+++ TASK INPUT

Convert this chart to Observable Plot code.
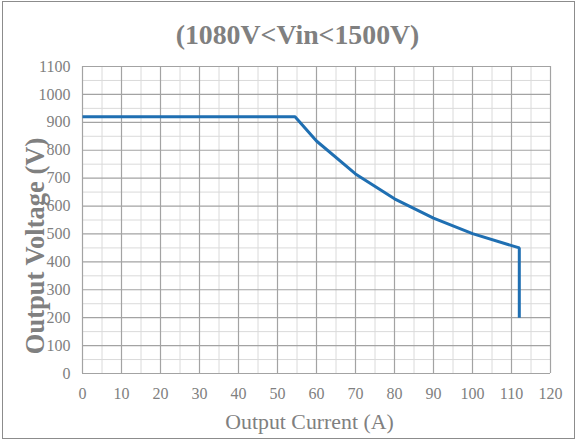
<!DOCTYPE html>
<html>
<head>
<meta charset="utf-8">
<script src="https://cdn.jsdelivr.net/npm/d3@7"></script>
<script src="https://cdn.jsdelivr.net/npm/@observablehq/plot@0.6"></script>
<style>
  body { margin: 0; background: #fff; }
  #wrap { position: relative; width: 577px; height: 442px; overflow: hidden; }
  #border { position: absolute; left: 2px; top: 1px; width: 571px; height: 436px; border: 1.5px solid #8c8c8c; pointer-events: none; }
</style>
</head>
<body>
<div id="wrap"><div id="border"></div></div>
<script>
const currentA = [0, 54.5, 60, 70, 80, 90, 100, 112, 112];
const voltageV = [920, 920, 833, 715, 626, 557, 501, 450, 200];
const xTicks = [0, 10, 20, 30, 40, 50, 60, 70, 80, 90, 100, 110, 120];
const xMinor = [5, 15, 25, 35, 45, 55, 65, 75, 85, 95, 105, 115];
const yTicks = [0, 100, 200, 300, 400, 500, 600, 700, 800, 900, 1000, 1100];
const yMinor = [50, 150, 250, 350, 450, 550, 650, 750, 850, 950, 1050];
const titleText = "(1080V<Vin<1500V)";
const xLabel = "Output Current (A)";
const yLabel = "Output Voltage (V)";

const data = currentA.map((c, i) => ({current: c, voltage: voltageV[i]}));
const gray = "#808080";
const fmt = d => String(d);

const chart = Plot.plot({
  width: 577,
  height: 442,
  marginTop: 66,
  marginBottom: 69,
  marginLeft: 82,
  marginRight: 27,
  style: {fontFamily: "'Liberation Serif', 'Times New Roman', serif", fontSize: "16px", color: gray, background: "transparent"},
  x: {domain: [0, 120], ticks: xTicks, tickSize: 0, tickPadding: 14, label: null},
  y: {domain: [0, 1100], ticks: yTicks, tickSize: 0, tickPadding: 12, label: null},
  marks: [
    Plot.ruleX(xMinor, {stroke: "#dadada", strokeWidth: 1}),
    Plot.ruleY(yMinor, {stroke: "#dadada", strokeWidth: 1}),
    Plot.ruleX(xTicks, {stroke: "#a3a3a3", strokeWidth: 1.2}),
    Plot.ruleY(yTicks, {stroke: "#a3a3a3", strokeWidth: 1.2}),
    Plot.line(data, {x: "current", y: "voltage", stroke: "#1f6fb2", strokeWidth: 3, strokeLinejoin: "miter", strokeLinecap: "butt"}),
    Plot.axisX({ticks: xTicks, tickFormat: fmt, tickSize: 0, tickPadding: 14, fill: gray, fontSize: 16, label: null}),
    Plot.axisY({ticks: yTicks, tickFormat: fmt, tickSize: 0, tickPadding: 12, fill: gray, fontSize: 16, label: null}),
    Plot.text([titleText], {frameAnchor: "top", textAnchor: "middle", dx: -19, dy: -31, fontSize: 27.8, fontWeight: "bold", fill: gray, lineAnchor: "middle"}),
    Plot.text([xLabel], {frameAnchor: "bottom", textAnchor: "middle", dx: -7, dy: 49, fontSize: 21.8, fill: gray, lineAnchor: "middle"}),
    Plot.text([yLabel], {frameAnchor: "left", textAnchor: "middle", dx: -47, dy: 26, rotate: -90, fontSize: 26.5, fontWeight: "bold", fill: gray, lineAnchor: "middle"})
  ]
});
document.getElementById("wrap").prepend(chart);
</script>
</body>
</html>
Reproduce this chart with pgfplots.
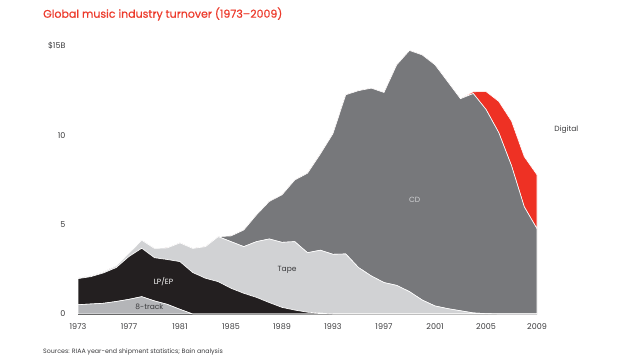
\documentclass[border=0pt]{standalone}
\usepackage{pgfplots}
\usepackage{pgfplotstable}
\pgfplotsset{compat=1.18}
\usepackage{fontspec}
\setmainfont{Poppins}
\newfontfamily\titlefont[FakeBold=0.6]{Poppins}
\definecolor{ceight}{HTML}{B4B5B8}
\definecolor{clp}{HTML}{231F20}
\definecolor{ctape}{HTML}{D1D2D4}
\definecolor{ccd}{HTML}{77787B}
\definecolor{cdig}{HTML}{EE3124}
\definecolor{ctitle}{HTML}{EC3A2B}
\definecolor{ctext}{HTML}{3A3A3C}

\pgfplotstableread{
year eight lp tape cd dig
1973 0.52 1.46 0.03 0 0
1974 0.56 1.53 0.04 0 0
1975 0.60 1.70 0.06 0 0
1976 0.70 1.90 0.10 0 0
1977 0.82 2.40 0.18 0 0
1978 0.97 2.71 0.45 0 0
1979 0.73 2.42 0.52 0 0
1980 0.54 2.51 0.65 0 0
1981 0.26 2.67 1.05 0 0
1982 0 2.32 1.35 0 0
1983 0 2.00 1.77 0 0
1984 0 1.81 2.52 0 0
1985 0 1.44 2.61 0.32 0
1986 0 1.16 2.61 0.93 0
1987 0 0.93 3.12 1.50 0
1988 0 0.64 3.56 2.10 0
1989 0 0.37 3.64 2.66 0
1990 0 0.22 3.83 3.45 0
1991 0 0.10 3.33 4.45 0
1992 0 0.05 3.52 5.38 0
1993 0 0 3.34 6.76 0
1994 0 0 3.36 8.91 0
1995 0 0 2.60 9.90 0
1996 0 0 2.13 10.51 0
1997 0 0 1.76 10.64 0
1998 0 0 1.60 12.35 0
1999 0 0 1.25 13.50 0
2000 0 0 0.78 13.72 0
2001 0 0 0.45 13.50 0
2002 0 0 0.30 12.70 0
2003 0 0 0.18 11.87 0
2004 0 0 0.06 12.28 0.10
2005 0 0 0.02 11.43 1.00
2006 0 0 0 10.15 1.75
2007 0 0 0 8.30 2.50
2008 0 0 0 6.00 2.81
2009 0 0 0 4.77 3.02
}\musicdata

\begin{document}
\begin{tikzpicture}[x=1pt,y=1pt]
\useasboundingbox (0,0) rectangle (640,360);
\node[anchor=west, inner sep=0pt, text=ctitle, font=\titlefont\fontsize{11}{13}\selectfont] at (43,346) {Global music industry turnover (1973–2009)};
\node[anchor=west, inner sep=0pt, text=ctext, font=\fontsize{6.3}{7.5}\selectfont] at (43,8) {Sources: RIAA year-end shipment statistics; Bain analysis};
\begin{axis}[
  at={(78pt,46pt)}, anchor=south west,
  scale only axis, width=459pt, height=268pt,
  xmin=1973, xmax=2009, ymin=0, ymax=15,
  stack plots=y,
  clip=false,
  axis x line*=bottom, axis y line*=left,
  x axis line style={-, black, line width=1.6pt},
  y axis line style={draw=none},
  xtick={1973,1977,1981,1985,1989,1993,1997,2001,2005,2009},
  xticklabels={1973,1977,1981,1985,1989,1993,1997,2001,2005,2009},
  ytick={0,5,10,15},
  yticklabels={0,5,10,\$15B},
  major tick length=0pt,
  tick label style={font=\fontsize{8}{9}\selectfont, text=ctext},
  xticklabel style={yshift=-6pt},
  yticklabel style={xshift=-9pt},
]
\addplot[fill=ceight, draw=white, line width=0.6pt] table[x=year,y=eight]{\musicdata} \closedcycle;
\addplot[fill=clp, draw=white, line width=0.6pt] table[x=year,y=lp]{\musicdata} \closedcycle;
\addplot[fill=ctape, draw=white, line width=0.6pt] table[x=year,y=tape]{\musicdata} \closedcycle;
\addplot[fill=ccd, draw=white, line width=0.6pt] table[x=year,y=cd]{\musicdata} \closedcycle;
\addplot[fill=cdig, draw=white, line width=0.6pt] table[x=year,y=dig]{\musicdata} \closedcycle;
\coordinate (lplab) at (axis cs:1979.7,1.8);
\coordinate (eightlab) at (axis cs:1978.6,0.38);
\coordinate (tapelab) at (axis cs:1989.4,2.45);
\coordinate (cdlab) at (axis cs:1999.4,6.4);
\coordinate (diglab) at (axis cs:2011.3,10.3);
\end{axis}
\node[font=\fontsize{7.5}{9}\selectfont, text=white] at (lplab) {LP/EP};
\node[font=\fontsize{7.5}{9}\selectfont, text=ctext] at (eightlab) {8-track};
\node[font=\fontsize{7.5}{9}\selectfont, text=ctext] at (tapelab) {Tape};
\node[font=\fontsize{7.5}{9}\selectfont, text=ctape] at (cdlab) {CD};
\node[font=\fontsize{7.5}{9}\selectfont, text=ctext] at (diglab) {Digital};
\end{tikzpicture}
\end{document}
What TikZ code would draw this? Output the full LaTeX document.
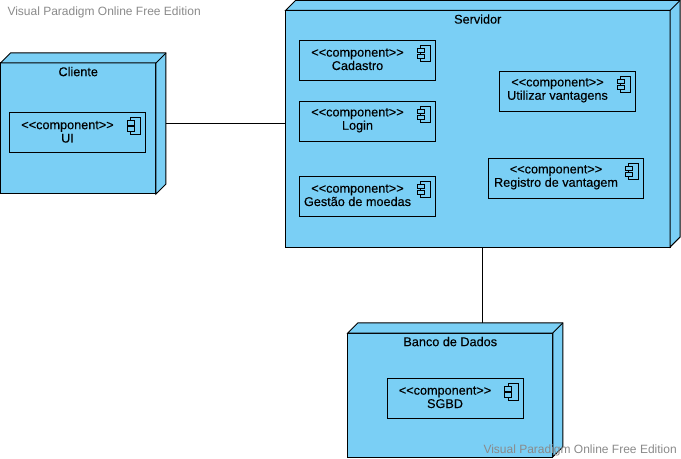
\documentclass[tikz,border=0pt]{standalone}
\usepackage{fontspec}
\setmainfont{Liberation Sans}
\newfontfamily\diagramfont[FakeBold=0.2]{Liberation Sans}
\usepackage{xcolor}
\definecolor{nodeblue}{HTML}{7ACFF5}
\definecolor{markgray}{HTML}{8A8A8A}
\newcommand{\stereotype}{<{}<component>{}>}
\tikzset{
	deploybox/.style={rectangle, draw, fill=nodeblue, outer sep=0pt, inner sep=0pt, label={[nodetitle]north:#1}},
	nodetitle/.style={anchor=north, yshift=-2.6pt, inner sep=0pt, font=\diagramfont\fontsize{9.5pt}{11pt}\selectfont},
	compbox/.style={rectangle, draw, fill=nodeblue, outer sep=0pt, inner sep=0pt, minimum height=30pt,
		label={[comptext]center:\stereotype\\#1}},
	comptext/.style={xshift=-7.5pt, yshift=0.9pt, inner sep=0pt, align=center,
		font=\diagramfont\fontsize{9.5pt}{10pt}\selectfont},
	facebox/.style={draw, fill=nodeblue, line join=miter},
	watermark/.style={text=markgray, inner sep=0pt, font=\fontsize{9pt}{11pt}\selectfont}
}

\begin{document}
\begin{tikzpicture}[x=0.75pt, y=-0.75pt, line width=0.75pt]
	\useasboundingbox (0,0) rectangle (681,459);

	% Facce frontali dei nodi
	\node[deploybox=Cliente, minimum width=116.6pt, minimum height=98.25pt] (cliente) at (78.25,128.5) {};
	\node[deploybox=Servidor, minimum width=288.4pt, minimum height=177.4pt] (servidor) at (477.75,128.75) {};
	\node[deploybox=Banco de Dados, minimum width=153.75pt, minimum height=93pt] (banco) at (450.25,395) {};

	% Collegamenti
	\draw ([yshift=3.75pt]cliente.east) -- ([yshift=3.75pt]cliente.east -| servidor.west);
	\draw ([xshift=3.6pt]servidor.south) -- ([xshift=3.6pt]servidor.south |- banco.north);

	% Facce laterali
	\foreach \n in {cliente, servidor, banco} {
		\draw[facebox] (\n.north west) -- ++(10,-10) -| ([shift={(10,-10)}]\n.south east) -- (\n.south east) -- (\n.north east) -- cycle;
		\draw (\n.north east) -- ++(10,-10);
	}

	% Componenti
	\node[compbox=UI, minimum width=102pt] (ui) at (77.5,133) {};
	\node[compbox=Cadastro, minimum width=102pt] (cadastro) at (367.5,60.5) {};
	\node[compbox=Login, minimum width=102pt] (login) at (367.5,121.5) {};
	\node[compbox=Gestão de moedas, minimum width=102pt] (gestao) at (367.5,196.5) {};
	\node[compbox=Utilizar vantagens, minimum width=102pt] (utilizar) at (567.5,91.5) {};
	\node[compbox=Registro de vantagem, minimum width=116.25pt] (registro) at (566,178.5) {};
	\node[compbox=SGBD, minimum width=102pt] (sgbd) at (455,398.5) {};

	% Icone dei componenti
	\foreach \n in {ui, cadastro, login, gestao, utilizar, registro, sgbd} {
		\draw ([shift={(-15,5)}]\n.north east) rectangle ([shift={(-5,21.5)}]\n.north east);
		\draw[fill=nodeblue] ([shift={(-18.2,7.7)}]\n.north east) rectangle ([shift={(-11.5,12.5)}]\n.north east);
		\draw[fill=nodeblue] ([shift={(-18.2,13.7)}]\n.north east) rectangle ([shift={(-11.5,18.5)}]\n.north east);
	}

	% Scritte
	\node[watermark, anchor=west] (markTop) at (7,12) {Visual Paradigm Online Free Edition};
	\node[watermark, anchor=west] (markBottom) at (483,450) {Visual Paradigm Online Free Edition};
\end{tikzpicture}
\end{document}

++++++

--- WRITTEN REQUEST ---
Print out, exactly and with nothing added, the lines starting at the line holding "What TikZ code" and ending at the line holding "de Dados, minimum", minus any pictures.

--- TASK SOLUTION ---
What TikZ code would draw this? Output the full LaTeX document.
\documentclass[tikz,border=0pt]{standalone}
\usepackage{fontspec}
\setmainfont{Liberation Sans}
\newfontfamily\diagramfont[FakeBold=0.2]{Liberation Sans}
\usepackage{xcolor}
\definecolor{nodeblue}{HTML}{7ACFF5}
\definecolor{markgray}{HTML}{8A8A8A}
\newcommand{\stereotype}{<{}<component>{}>}
\tikzset{
	deploybox/.style={rectangle, draw, fill=nodeblue, outer sep=0pt, inner sep=0pt, label={[nodetitle]north:#1}},
	nodetitle/.style={anchor=north, yshift=-2.6pt, inner sep=0pt, font=\diagramfont\fontsize{9.5pt}{11pt}\selectfont},
	compbox/.style={rectangle, draw, fill=nodeblue, outer sep=0pt, inner sep=0pt, minimum height=30pt,
		label={[comptext]center:\stereotype\\#1}},
	comptext/.style={xshift=-7.5pt, yshift=0.9pt, inner sep=0pt, align=center,
		font=\diagramfont\fontsize{9.5pt}{10pt}\selectfont},
	facebox/.style={draw, fill=nodeblue, line join=miter},
	watermark/.style={text=markgray, inner sep=0pt, font=\fontsize{9pt}{11pt}\selectfont}
}

\begin{document}
\begin{tikzpicture}[x=0.75pt, y=-0.75pt, line width=0.75pt]
	\useasboundingbox (0,0) rectangle (681,459);

	% Facce frontali dei nodi
	\node[deploybox=Cliente, minimum width=116.6pt, minimum height=98.25pt] (cliente) at (78.25,128.5) {};
	\node[deploybox=Servidor, minimum width=288.4pt, minimum height=177.4pt] (servidor) at (477.75,128.75) {};
	\node[deploybox=Banco de Dados, minimum width=153.75pt, minimum height=93pt] (banco) at (450.25,395) {};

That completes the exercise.